Quantum Private Broadcasting

TL;DR

This paper explores quantum private broadcasting, presenting three methods to securely broadcast quantum messages to multiple recipients with optimized key lengths, including novel symmetric unitary t-designs.

Contribution

It introduces a new concept of symmetric unitary t-designs and demonstrates improved key length bounds for quantum private broadcasting.

Findings

Key length can be reduced to logarithmic in the number of recipients using unitary t-designs.

Symmetric unitary t-designs can further optimize key length based on the dimension of the symmetric subspace.

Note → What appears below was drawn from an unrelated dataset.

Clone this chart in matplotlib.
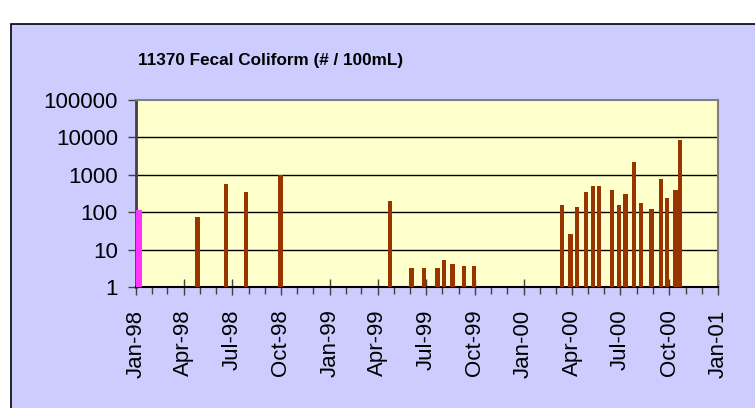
import matplotlib
matplotlib.use("Agg")
import matplotlib.pyplot as plt
import matplotlib.dates as mdates
from matplotlib.patches import Rectangle
from matplotlib.ticker import FixedLocator, FixedFormatter, NullFormatter
import numpy as np
import datetime as dt

# ---- data ----
first_date = ["1998-01-07"]
first_value = [115]

sample_dates = [
    "1998-04-27", "1998-06-19", "1998-07-27", "1998-09-30",
    "1999-04-25", "1999-06-04", "1999-06-28", "1999-07-23", "1999-08-04",
    "1999-08-20", "1999-09-10", "1999-09-30",
    "2000-03-13", "2000-03-29", "2000-04-11", "2000-04-27", "2000-05-10",
    "2000-05-22", "2000-06-16", "2000-06-28", "2000-07-11", "2000-07-27",
    "2000-08-09", "2000-08-29", "2000-09-15", "2000-09-27", "2000-10-13",
    "2000-10-21",
]
sample_values = [
    74, 569, 341, 970,
    204, 3.3, 3.3, 3.3, 5.4,
    4.3, 3.7, 3.7,
    157, 26, 141, 341, 503,
    503, 393, 157, 302, 2150,
    181, 122, 759, 236, 393,
    8470,
]
y_ticks = [1, 10, 100, 1000, 10000, 100000]
y_labels = ["1", "10", "100", "1000", "10000", "100000"]
title = "11370 Fecal Coliform (# / 100mL)"

plt.rcParams['font.family'] = ['Liberation Sans', 'DejaVu Sans']

fig = plt.figure(figsize=(7.55, 4.08), dpi=100, facecolor='white')
W, H = 755, 408
# outer chart box
box = Rectangle((11 / W, -0.02), 1.0, (408 - 24) / H + 0.02,
                transform=fig.transFigure, facecolor='#CCCCFF',
                edgecolor='black', linewidth=1.2, zorder=-10)
fig.patches.append(box)

ax = fig.add_axes([136 / W, 1 - 287.3 / H, (718 - 136) / W, (287.3 - 100) / H])
ax.set_zorder(1)
ax.set_facecolor('#FFFFCC')
ax.set_yscale('log')
ax.set_ylim(1, 100000)

d0 = mdates.date2num(dt.datetime(1998, 1, 1))
d1 = mdates.date2num(dt.datetime(2001, 1, 1))
ax.set_xlim(d0, d1)

fx = mdates.datestr2num(first_date)
sx = mdates.datestr2num(sample_dates)
ax.bar(fx, np.array(first_value) - 1, width=12, color='#FF33FF', bottom=1,
       zorder=3, linewidth=0)
ax.bar(sx, np.array(sample_values) - 1, width=8, bottom=1, color='#993300',
       zorder=3, linewidth=0)

# gridlines
for v in y_ticks[1:-1]:
    ax.axhline(v, color='black', linewidth=1, zorder=2)

ax.yaxis.set_major_locator(FixedLocator(y_ticks))
ax.yaxis.set_major_formatter(FixedFormatter(y_labels))
ax.yaxis.set_minor_locator(FixedLocator([]))
ax.tick_params(axis='y', which='major', direction='out', length=6, width=1,
               labelsize=16, pad=7, color='#404040')

ax.xaxis.set_major_locator(mdates.MonthLocator(bymonth=[1, 4, 7, 10]))
ax.xaxis.set_major_formatter(mdates.DateFormatter('%b-%y'))
ax.xaxis.set_minor_locator(mdates.MonthLocator())
ax.xaxis.set_minor_formatter(NullFormatter())
ax.tick_params(axis='x', which='major', direction='inout', length=12, width=1,
               labelsize=16, pad=10, labelrotation=90, color='#404040')
ax.tick_params(axis='x', which='minor', direction='out', length=5, width=1,
               color='#404040')
for lab in ax.get_xticklabels():
    lab.set_va('top')
    lab.set_ha('center')

ax.spines['left'].set_color('#404040')
ax.spines['left'].set_linewidth(2)
ax.spines['bottom'].set_color('black')
ax.spines['bottom'].set_linewidth(1.5)
ax.spines['top'].set_color('#808080')
ax.spines['top'].set_linewidth(1.5)
ax.spines['right'].set_color('#808080')
ax.spines['right'].set_linewidth(1.5)

fig.text(271 / W, 1 - 60 / H, title, ha='center', va='center',
         fontsize=12.3, fontweight='bold')

fig.savefig('out.png', dpi=100, facecolor='white')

Three solutions for t-recipient quantum private broadcasting are compared in terms of key efficiency.

Abstract

In Private Broadcasting, a single plaintext is broadcast to multiple recipients in an encrypted form, such that each recipient can decrypt locally. When the message is classical, a straightforward solution is to encrypt the plaintext with a single key shared among all parties, and to send to each recipient a copy of the ciphertext. Surprisingly, the analogous method is insufficient in the case where the message is quantum (i.e. in Quantum Private Broadcasting (QPB)). In this work, we give three solutions to $t$-recipient Quantum Private Broadcasting ($t$-QPB) and compare them in terms of key lengths. The first method is the independent encryption with the quantum one-time pad, which requires a key linear in the number of recipients, $t$. We show that the key length can be decreased to be logarithmic in $t$ by using unitary $t$-designs. Our main contribution is to show that this can be improved to a key length that is logarithmic in the dimension of the symmetric subspace, using a new concept that we define of symmetric unitary $t$-designs, that may be of independent interest.